[START OF Recorded information]

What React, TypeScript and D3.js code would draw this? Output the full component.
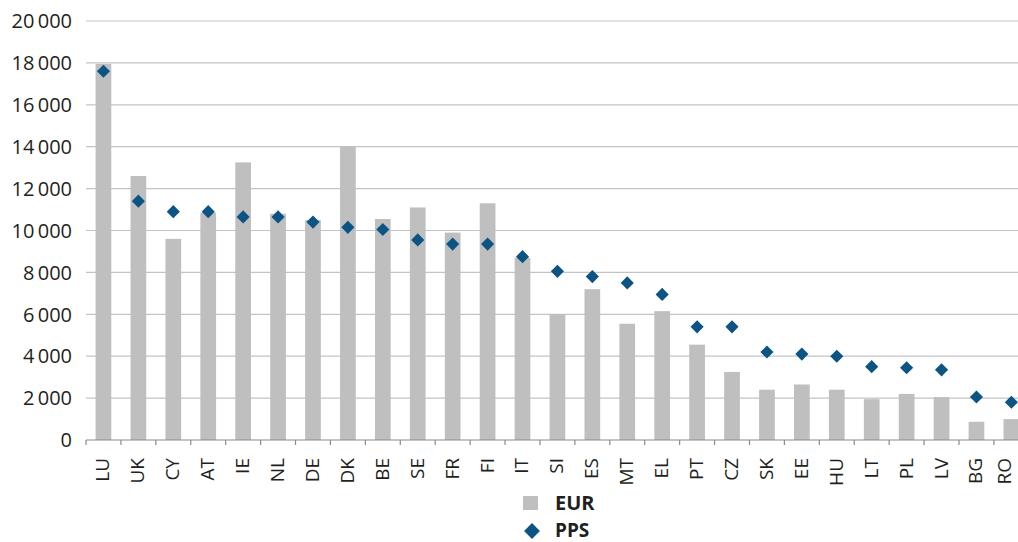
import React from "react";
import * as d3 from "d3";

const countries = ["LU", "UK", "CY", "AT", "IE", "NL", "DE", "DK", "BE", "SE", "FR", "FI", "IT", "SI", "ES", "MT", "EL", "PT", "CZ", "SK", "EE", "HU", "LT", "PL", "LV", "BG", "RO"];
const eurValues = [17950, 12600, 9600, 10850, 13250, 10800, 10500, 14000, 10550, 11100, 9900, 11300, 8700, 6000, 7200, 5550, 6150, 4550, 3250, 2400, 2650, 2400, 1950, 2200, 2050, 870, 1000];
const ppsValues = [17600, 11400, 10900, 10900, 10650, 10650, 10400, 10150, 10050, 9550, 9350, 9350, 8750, 8050, 7800, 7500, 6950, 5400, 5400, 4200, 4100, 4000, 3500, 3450, 3350, 2050, 1800];
const yTicks = [0, 2000, 4000, 6000, 8000, 10000, 12000, 14000, 16000, 18000, 20000];
const legendItems = ["EUR", "PPS"];

const W = 1018;
const H = 542;
const font = "'Open Sans', sans-serif";
const textColor = "#231f20";
const barColor = "#bfbfbf";
const ppsColor = "#0b5483";

const App = () => {
  const left = 86;
  const step = 34.92;
  const bottom = 440;

  const x = d3.scaleBand<string>()
    .domain(countries)
    .range([left, left + step * countries.length])
    .paddingInner(0)
    .paddingOuter(0);

  const y = d3.scaleLinear().domain([0, 20000]).range([bottom, 21]);

  const barW = x.bandwidth() * 0.45;
  const fmt = (v: number) => d3.format(",")(v).replace(/,/g, "\u2009");
  const diamond = d3.symbol().type(d3.symbolDiamond2).size(110);
  const legendDiamond = d3.symbol().type(d3.symbolDiamond2).size(160);

  return (
    <svg
      width={W}
      height={H}
      style={{ position: "absolute", left: 0, top: 0, background: "#fff", display: "block" }}
      fontFamily={font}
    >
      {/* grid */}
      <g>
        {yTicks.filter((t) => t > 0).map((t) => (
          <line key={`g-${t}`} x1={left} x2={W} y1={y(t)} y2={y(t)} stroke="#c3c3c3" strokeWidth={1.2} />
        ))}
      </g>

      {/* y labels */}
      <g>
        {yTicks.map((t) => (
          <text
            key={`yl-${t}`}
            x={72}
            y={y(t)}
            dy="0.36em"
            textAnchor="end"
            fontSize={20}
            fill={textColor}
          >
            {fmt(t)}
          </text>
        ))}
      </g>

      {/* bars */}
      <g>
        {countries.map((c, i) => (
          <rect
            key={`b-${c}`}
            x={(x(c) as number) + x.bandwidth() / 2 - barW / 2}
            y={y(eurValues[i])}
            width={barW}
            height={bottom - y(eurValues[i])}
            fill={barColor}
          />
        ))}
      </g>

      {/* x axis */}
      <g>
        <line x1={left} x2={W} y1={bottom} y2={bottom} stroke="#8a8a8a" strokeWidth={1.2} />
        {countries.map((c) => (
          <line
            key={`t-${c}`}
            x1={x(c) as number}
            x2={x(c) as number}
            y1={bottom}
            y2={bottom + 5}
            stroke="#8a8a8a"
            strokeWidth={1.2}
          />
        ))}
        {countries.map((c) => {
          // last label sits right at the edge, keep it inside
          const cx = Math.min((x(c) as number) + x.bandwidth() / 2 - 0.5, W - 13);
          return (
            <text
              key={`xl-${c}`}
              transform={`translate(${cx},458) rotate(-90)`}
              dy="0.34em"
              textAnchor="end"
              fontSize={19}
              fill={textColor}
            >
              {c}
            </text>
          );
        })}
      </g>

      {/* PPS diamonds */}
      <g>
        {countries.map((c, i) => (
          <path
            key={`d-${c}`}
            d={diamond() as string}
            transform={`translate(${(x(c) as number) + x.bandwidth() / 2},${y(ppsValues[i])})`}
            fill={ppsColor}
          />
        ))}
      </g>

      {/* legend */}
      <g>
        <rect x={523} y={496} width={15} height={14} fill={barColor} />
        <text x={555} y={510} fontSize={20} fontWeight="bold" fill={textColor}>{legendItems[0]}</text>
        <path d={legendDiamond() as string} transform="translate(532,531)" fill={ppsColor} />
        <text x={555} y={537} fontSize={19} fontWeight="bold" fill={textColor}>{legendItems[1]}</text>
      </g>
    </svg>
  );
};

export default App;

[END OF Recorded information]

Problem details: Reproduce the material above exactly, first line through the line that contains "const bottom = 440;", minus the pictures.

Reply:
What React, TypeScript and D3.js code would draw this? Output the full component.
import React from "react";
import * as d3 from "d3";

const countries = ["LU", "UK", "CY", "AT", "IE", "NL", "DE", "DK", "BE", "SE", "FR", "FI", "IT", "SI", "ES", "MT", "EL", "PT", "CZ", "SK", "EE", "HU", "LT", "PL", "LV", "BG", "RO"];
const eurValues = [17950, 12600, 9600, 10850, 13250, 10800, 10500, 14000, 10550, 11100, 9900, 11300, 8700, 6000, 7200, 5550, 6150, 4550, 3250, 2400, 2650, 2400, 1950, 2200, 2050, 870, 1000];
const ppsValues = [17600, 11400, 10900, 10900, 10650, 10650, 10400, 10150, 10050, 9550, 9350, 9350, 8750, 8050, 7800, 7500, 6950, 5400, 5400, 4200, 4100, 4000, 3500, 3450, 3350, 2050, 1800];
const yTicks = [0, 2000, 4000, 6000, 8000, 10000, 12000, 14000, 16000, 18000, 20000];
const legendItems = ["EUR", "PPS"];

const W = 1018;
const H = 542;
const font = "'Open Sans', sans-serif";
const textColor = "#231f20";
const barColor = "#bfbfbf";
const ppsColor = "#0b5483";

const App = () => {
  const left = 86;
  const step = 34.92;
  const bottom = 440;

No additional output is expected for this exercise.